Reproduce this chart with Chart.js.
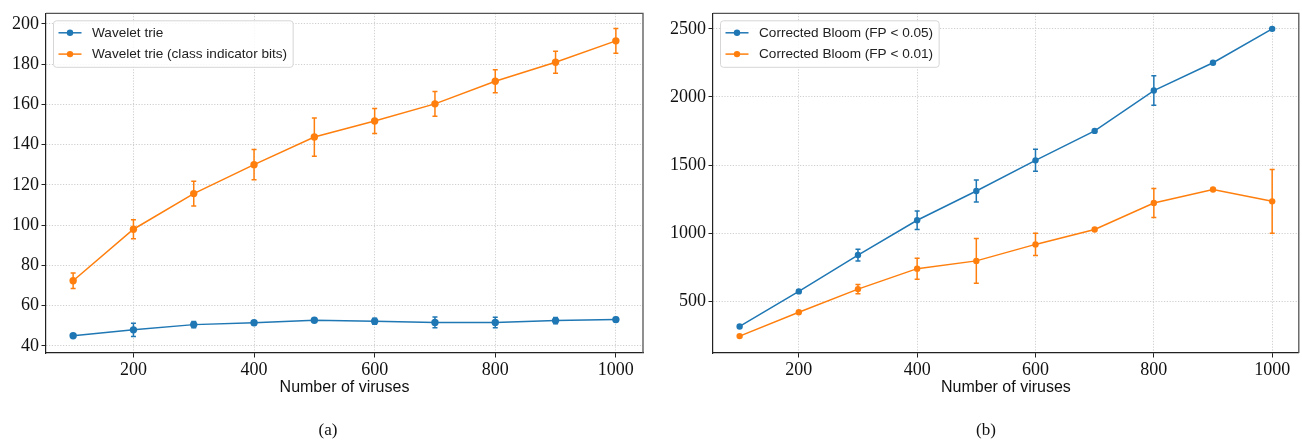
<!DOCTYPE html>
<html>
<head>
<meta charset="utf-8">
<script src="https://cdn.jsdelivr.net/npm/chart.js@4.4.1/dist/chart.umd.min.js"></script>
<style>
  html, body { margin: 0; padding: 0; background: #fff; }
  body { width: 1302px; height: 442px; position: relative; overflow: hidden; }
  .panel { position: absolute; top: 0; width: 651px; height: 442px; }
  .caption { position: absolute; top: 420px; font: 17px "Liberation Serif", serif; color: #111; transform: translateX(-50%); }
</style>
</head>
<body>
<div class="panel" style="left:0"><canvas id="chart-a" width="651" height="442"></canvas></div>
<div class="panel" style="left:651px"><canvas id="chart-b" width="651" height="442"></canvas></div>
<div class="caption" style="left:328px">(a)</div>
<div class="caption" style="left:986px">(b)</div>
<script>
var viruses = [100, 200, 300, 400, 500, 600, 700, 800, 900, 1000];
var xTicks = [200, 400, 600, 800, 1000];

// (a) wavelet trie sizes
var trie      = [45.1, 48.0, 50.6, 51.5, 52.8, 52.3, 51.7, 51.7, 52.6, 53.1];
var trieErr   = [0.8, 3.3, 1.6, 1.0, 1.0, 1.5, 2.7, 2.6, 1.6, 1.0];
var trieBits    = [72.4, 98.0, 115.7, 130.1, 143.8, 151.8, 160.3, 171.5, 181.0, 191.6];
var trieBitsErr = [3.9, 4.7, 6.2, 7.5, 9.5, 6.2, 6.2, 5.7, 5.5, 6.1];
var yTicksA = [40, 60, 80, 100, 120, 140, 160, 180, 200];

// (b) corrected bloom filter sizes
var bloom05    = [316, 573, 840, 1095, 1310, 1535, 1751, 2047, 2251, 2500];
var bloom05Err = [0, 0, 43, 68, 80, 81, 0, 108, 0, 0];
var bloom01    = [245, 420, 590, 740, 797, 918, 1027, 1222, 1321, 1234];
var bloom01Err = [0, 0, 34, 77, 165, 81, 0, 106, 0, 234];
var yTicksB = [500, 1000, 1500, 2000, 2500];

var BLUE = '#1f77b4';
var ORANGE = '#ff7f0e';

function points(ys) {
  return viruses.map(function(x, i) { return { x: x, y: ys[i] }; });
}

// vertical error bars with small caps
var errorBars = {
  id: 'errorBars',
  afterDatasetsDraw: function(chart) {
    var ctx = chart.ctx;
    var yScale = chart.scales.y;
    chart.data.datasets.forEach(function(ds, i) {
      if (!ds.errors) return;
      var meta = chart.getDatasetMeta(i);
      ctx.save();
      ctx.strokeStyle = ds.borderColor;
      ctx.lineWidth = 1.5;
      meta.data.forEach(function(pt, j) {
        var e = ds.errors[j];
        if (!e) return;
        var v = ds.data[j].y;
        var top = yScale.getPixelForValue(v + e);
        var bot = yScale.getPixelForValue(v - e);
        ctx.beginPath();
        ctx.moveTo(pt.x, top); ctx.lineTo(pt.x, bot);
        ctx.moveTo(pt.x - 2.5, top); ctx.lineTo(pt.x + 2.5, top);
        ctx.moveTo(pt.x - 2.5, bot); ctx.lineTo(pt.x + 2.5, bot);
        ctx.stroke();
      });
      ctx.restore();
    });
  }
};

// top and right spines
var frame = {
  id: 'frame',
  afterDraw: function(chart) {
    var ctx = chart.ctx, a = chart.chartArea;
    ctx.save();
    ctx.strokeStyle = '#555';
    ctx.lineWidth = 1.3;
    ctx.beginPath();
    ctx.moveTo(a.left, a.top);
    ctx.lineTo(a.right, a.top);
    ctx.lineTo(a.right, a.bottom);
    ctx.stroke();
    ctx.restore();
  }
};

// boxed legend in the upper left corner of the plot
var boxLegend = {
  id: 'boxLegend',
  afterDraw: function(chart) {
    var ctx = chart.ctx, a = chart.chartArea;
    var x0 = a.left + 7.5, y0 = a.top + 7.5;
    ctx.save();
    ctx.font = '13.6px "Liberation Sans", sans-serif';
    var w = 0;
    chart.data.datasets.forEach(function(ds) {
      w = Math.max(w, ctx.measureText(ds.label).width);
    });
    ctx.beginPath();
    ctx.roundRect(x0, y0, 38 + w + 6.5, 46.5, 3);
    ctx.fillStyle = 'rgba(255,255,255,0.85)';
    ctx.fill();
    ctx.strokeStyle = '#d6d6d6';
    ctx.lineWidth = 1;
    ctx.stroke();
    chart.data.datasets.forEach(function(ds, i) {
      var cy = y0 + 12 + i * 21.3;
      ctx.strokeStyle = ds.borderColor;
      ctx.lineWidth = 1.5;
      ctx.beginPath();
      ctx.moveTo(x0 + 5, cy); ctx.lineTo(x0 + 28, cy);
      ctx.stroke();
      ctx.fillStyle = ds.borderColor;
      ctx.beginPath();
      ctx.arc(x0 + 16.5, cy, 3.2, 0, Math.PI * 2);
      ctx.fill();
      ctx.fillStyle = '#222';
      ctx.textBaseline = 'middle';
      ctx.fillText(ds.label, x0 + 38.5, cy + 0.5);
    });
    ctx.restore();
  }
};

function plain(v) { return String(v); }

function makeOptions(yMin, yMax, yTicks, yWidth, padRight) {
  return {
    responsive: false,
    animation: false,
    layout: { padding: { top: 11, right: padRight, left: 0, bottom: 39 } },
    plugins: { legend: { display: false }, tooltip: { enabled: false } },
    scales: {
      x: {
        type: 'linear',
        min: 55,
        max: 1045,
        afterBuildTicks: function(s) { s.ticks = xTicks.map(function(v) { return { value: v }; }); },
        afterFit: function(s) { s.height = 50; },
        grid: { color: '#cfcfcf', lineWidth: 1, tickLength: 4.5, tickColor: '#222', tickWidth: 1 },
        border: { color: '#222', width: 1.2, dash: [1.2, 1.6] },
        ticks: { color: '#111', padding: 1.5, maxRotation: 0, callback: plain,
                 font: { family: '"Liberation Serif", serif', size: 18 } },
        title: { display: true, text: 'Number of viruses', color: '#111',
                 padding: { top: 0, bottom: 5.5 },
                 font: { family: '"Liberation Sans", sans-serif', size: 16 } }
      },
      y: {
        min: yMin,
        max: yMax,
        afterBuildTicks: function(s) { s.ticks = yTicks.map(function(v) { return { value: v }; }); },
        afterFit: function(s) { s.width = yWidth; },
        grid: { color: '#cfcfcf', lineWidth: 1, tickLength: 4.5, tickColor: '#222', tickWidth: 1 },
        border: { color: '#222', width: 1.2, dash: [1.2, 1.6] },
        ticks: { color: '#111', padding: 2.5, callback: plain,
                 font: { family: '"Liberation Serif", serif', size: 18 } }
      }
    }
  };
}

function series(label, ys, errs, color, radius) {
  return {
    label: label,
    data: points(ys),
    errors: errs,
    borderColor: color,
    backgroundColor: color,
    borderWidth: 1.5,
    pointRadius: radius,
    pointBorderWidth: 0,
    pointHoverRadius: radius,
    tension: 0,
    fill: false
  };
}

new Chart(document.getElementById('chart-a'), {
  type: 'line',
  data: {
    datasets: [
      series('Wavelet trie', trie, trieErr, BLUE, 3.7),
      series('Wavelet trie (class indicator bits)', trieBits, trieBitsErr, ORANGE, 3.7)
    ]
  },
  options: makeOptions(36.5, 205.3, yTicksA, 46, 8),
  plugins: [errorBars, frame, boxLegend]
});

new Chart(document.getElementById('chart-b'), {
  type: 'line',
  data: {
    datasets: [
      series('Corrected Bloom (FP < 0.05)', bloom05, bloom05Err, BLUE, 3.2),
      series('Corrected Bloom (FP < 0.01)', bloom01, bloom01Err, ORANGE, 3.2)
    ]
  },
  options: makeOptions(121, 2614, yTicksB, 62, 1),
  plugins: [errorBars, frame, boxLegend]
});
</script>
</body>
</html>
....
● SET PROBLEM
Leave out the pictures. Transcribe only the lines above, from the first through the one that contains "var xTicks = [200, 400, 600, 800, 1000];".

● EXPECTED OUTPUT
Reproduce this chart with Chart.js.
<!DOCTYPE html>
<html>
<head>
<meta charset="utf-8">
<script src="https://cdn.jsdelivr.net/npm/chart.js@4.4.1/dist/chart.umd.min.js"></script>
<style>
  html, body { margin: 0; padding: 0; background: #fff; }
  body { width: 1302px; height: 442px; position: relative; overflow: hidden; }
  .panel { position: absolute; top: 0; width: 651px; height: 442px; }
  .caption { position: absolute; top: 420px; font: 17px "Liberation Serif", serif; color: #111; transform: translateX(-50%); }
</style>
</head>
<body>
<div class="panel" style="left:0"><canvas id="chart-a" width="651" height="442"></canvas></div>
<div class="panel" style="left:651px"><canvas id="chart-b" width="651" height="442"></canvas></div>
<div class="caption" style="left:328px">(a)</div>
<div class="caption" style="left:986px">(b)</div>
<script>
var viruses = [100, 200, 300, 400, 500, 600, 700, 800, 900, 1000];
var xTicks = [200, 400, 600, 800, 1000];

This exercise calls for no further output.